# The Lunch Box



## Herb Stoops (Aug 28, 2012)

Here is my recent project I call it the Lunch Box. it kind of resembles a lunchbox. 
It is a take off of a box I saw in a wood magazine awhile back with with my own revisions incorporated. It is made out of maple, what else I only live a few miles from Maple Valley? LOL

The key to opening it is the sliding dovetails in the base. It has a double base to leave room for the slides to operate. 

But to make it more difficult a certain sequence must be used to slide the dovetail slides.

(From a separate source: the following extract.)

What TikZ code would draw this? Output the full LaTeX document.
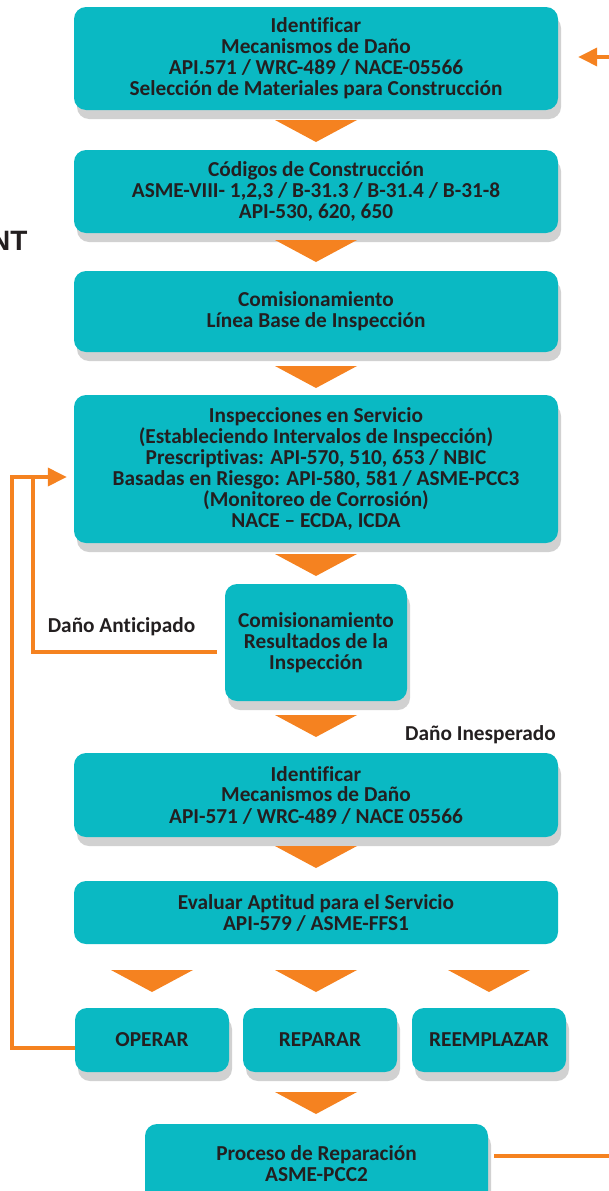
\documentclass[tikz,border=0pt]{standalone}
\usepackage{fontspec}
\setmainfont{Carlito}[Ligatures=NoCommon]
\newfontfamily\arialfont{Liberation Sans}
\usetikzlibrary{arrows.meta,shadows}
\definecolor{teal1}{HTML}{0AB9C3}
\definecolor{orange1}{HTML}{F58220}
\definecolor{ink}{HTML}{231F20}

\begin{document}
\begin{tikzpicture}[
  x=1pt, y=1pt,
  box/.style={%
    fill=teal1, rounded corners=12pt, align=center, text=ink,
    font=\fontsize{21.3}{21}\selectfont\bfseries,
    inner sep=0pt,
  },
  shadowed/.style={%
    drop shadow={shadow xshift=3pt, shadow yshift=-9pt, fill=black!45, opacity=.4},
  },
  loopline/.style={%
    draw=orange1, line width=3.6pt,
    -{Triangle[length=19pt,width=18pt]},
  },
  label/.style={text=ink, font=\fontsize{21.3}{21}\selectfont\bfseries},
]
  \useasboundingbox (0,0) rectangle (608,-1191);
  \node[anchor=base east, text=ink, font=\arialfont\fontsize{28}{30}\selectfont\bfseries] (nt) at (31,-250) {NT};
  \node[box, shadowed, minimum width=484pt, minimum height=103pt] (id) at (316,-58.5)
    {Identificar\\Mecanismos de Daño\\API.571 / WRC-489 / NACE-05566\\Selección de Materiales para Construcción};
  \node[box, shadowed, minimum width=484pt, minimum height=83pt] (cod) at (316,-191.5)
    {Códigos de Construcción\\ASME-VIII- 1,2,3 / B-31.3 / B-31.4 / B-31-8\\API-530, 620, 650};
  \node[box, shadowed, minimum width=484pt, minimum height=81pt] (com) at (316,-311.5)
    {Comisionamiento\\Línea Base de Inspección};
  \node[box, shadowed, minimum width=484pt, minimum height=148pt] (insp) at (316,-469)
    {Inspecciones en Servicio\\(Estableciendo Intervalos de Inspección)\\Prescriptivas: API-570, 510, 653 / NBIC\\Basadas en Riesgo: API-580, 581 / ASME-PCC3\\(Monitoreo de Corrosión)\\NACE -- ECDA, ICDA};
  \node[box, shadowed, minimum width=182pt, minimum height=117pt] (res) at (316,-642.5)
    {Comisionamiento\\Resultados de la\\Inspección};
  \node[box, shadowed, minimum width=484pt, minimum height=84pt] (id2) at (316,-795)
    {Identificar\\Mecanismos de Daño\\API-571 / WRC-489 / NACE 05566};
  \node[box, minimum width=484pt, minimum height=63pt] (ev) at (316,-912.5)
    {Evaluar Aptitud para el Servicio\\API-579 / ASME-FFS1};
  \node[box, shadowed, minimum width=154pt, minimum height=64pt] (op) at (152,-1040) {OPERAR};
  \node[box, shadowed, minimum width=154pt, minimum height=64pt] (rep) at (320,-1040) {REPARAR};
  \node[box, shadowed, minimum width=154pt, minimum height=64pt] (reem) at (489,-1040) {REEMPLAZAR};
  \node[box, shadowed, minimum width=343pt, minimum height=80pt] (proc) at (316.5,-1164)
    {Proceso de Reparación\\ASME-PCC2};
  \node[label] (ant) at (121.5,-627) {Daño Anticipado};
  \node[label] (ines) at (480.5,-735) {Daño Inesperado};
  % flechas entre cajas
  \foreach \x/\y in {316/120, 316/240, 316/366, 316/554, 316/715, 316/846, 152/970, 316/970, 489/970, 316/1092}
    \fill[orange1] (\x-41,-\y) -- (\x+41,-\y) -- (\x,-\y-22) -- cycle;
  % lazos de retorno
  \coordinate (j1) at (33,-477);
  \coordinate (j2) at (12,-477);
  \draw[loopline, shorten <=8pt, shorten >=7pt] ([yshift=-9.5pt]res.west) -| (j1) -- ([yshift=-8pt]insp.west);
  \draw[draw=orange1, line width=3.6pt] ([yshift=-8pt]op.west) -| (j2) -- (j1);
  \draw[loopline, shorten <=6pt, shorten >=20pt] ([yshift=8pt]proc.east) -- ++(160,0) |- ([yshift=1.5pt]id.east);
\end{tikzpicture}
\end{document}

The first is the short one has to be slide to the front. That releases the long one to slide to the left, then the lid can be lifted off.

I am filling it with chocolate truffles and giving it to my sister for Christmas.

Herb

This is not my Q-branch submittal Oliver, working on that.


----------



## RainMan 2.0 (May 6, 2014)

Wow I like that ! Yet another Herb innovation


----------



## Stick486 (Jan 4, 2013)

sweet...


----------



## Stick486 (Jan 4, 2013)

RainMan1 said:


> Wow I like that ! Yet another Herb innovation


think ya got something there...

Herbovation...


----------



## Gaffboat (Mar 11, 2012)

That is exceptionally cool, Herb. What a great gift!


----------



## MT Stringer (Aug 15, 2012)

That's pretty spanky. Great job.


----------



## vindaloo (May 30, 2009)

That's fantastic. You gonna give your sister the instructions immediately or torture her for a while, with her knowing there's chocolates inside and not knowing how to get in


----------



## chessnut2 (Sep 15, 2011)

You continue to amaze us, Herb. Thanks for sharing.


----------



## john60 (Aug 30, 2014)

Herb, you have way too much time on your hads ( but make very good use of it)
The box is beautiful


----------



## 64 ford (Apr 21, 2013)

Herb--awesome. I think I saw that in the magazine but I really like yours. I have someone in mind who should get one for her birthday. Love the maple - have a bunch just waiting for a project.
Dennis


----------



## Roy Drake (Feb 10, 2014)

Good grief, Charley Brown! That's great.


----------



## GregLittleWoodworks (Dec 9, 2014)

That's amazing...I get confused just looking at the pictures.


----------



## DesertRatTom (Jul 3, 2012)

Beautiful wood. And filled with chocolates to boot.


----------



## 8jmwoodie (Jan 2, 2014)

Do you remember which magazine, your version is inspiring....


----------



## ksidwy (Jul 13, 2013)

art in wood!!!
Sid


----------



## firstmuller (Aug 28, 2014)

That is some box! Very nice.
Allen


----------



## MT Born (Oct 29, 2014)

Really beautiful Herb!


----------



## Knothead47 (Feb 10, 2010)

Beautiful! That is a great project- wood, finish, design are all outstanding. Love the look of maple.
Edit: what finish did you use?


----------



## marecat3 (Nov 30, 2010)

Wow, you're good


----------



## Nickp (Dec 4, 2012)

Wow...did I say wow...NO...I meant *W O W ! ! !*


----------



## Stick486 (Jan 4, 2013)

Nickp said:


> Wow...did I say wow...NO...I meant *W O W ! ! !*


you can have this one if you like...


----------



## Ghidrah (Oct 21, 2008)

A beauty of a box so many disciplines involved. I lurve the handles, I recently saw an episode of "A Craftsman's Legacy" where the blacksmith demonstrated the technique used to create the spiral rod look, (can't remember the actual term)


----------



## fishcad (Apr 15, 2012)

Love the latches.


----------



## RMIGHTY1 (Nov 5, 2014)

Gee Herb, where does one start? That gift is awesome in every way. I love maple. Your design (modified or not) is awesome. Contrasting wood. Excellent grain layout. Clever secret entry. Use of dovetails. Plus it can carry a quart bottle of liquid refreshment in the vertical position! What more can a guy (or chocolate loving woman) ask for? Thank you for sharing Herb!!!


----------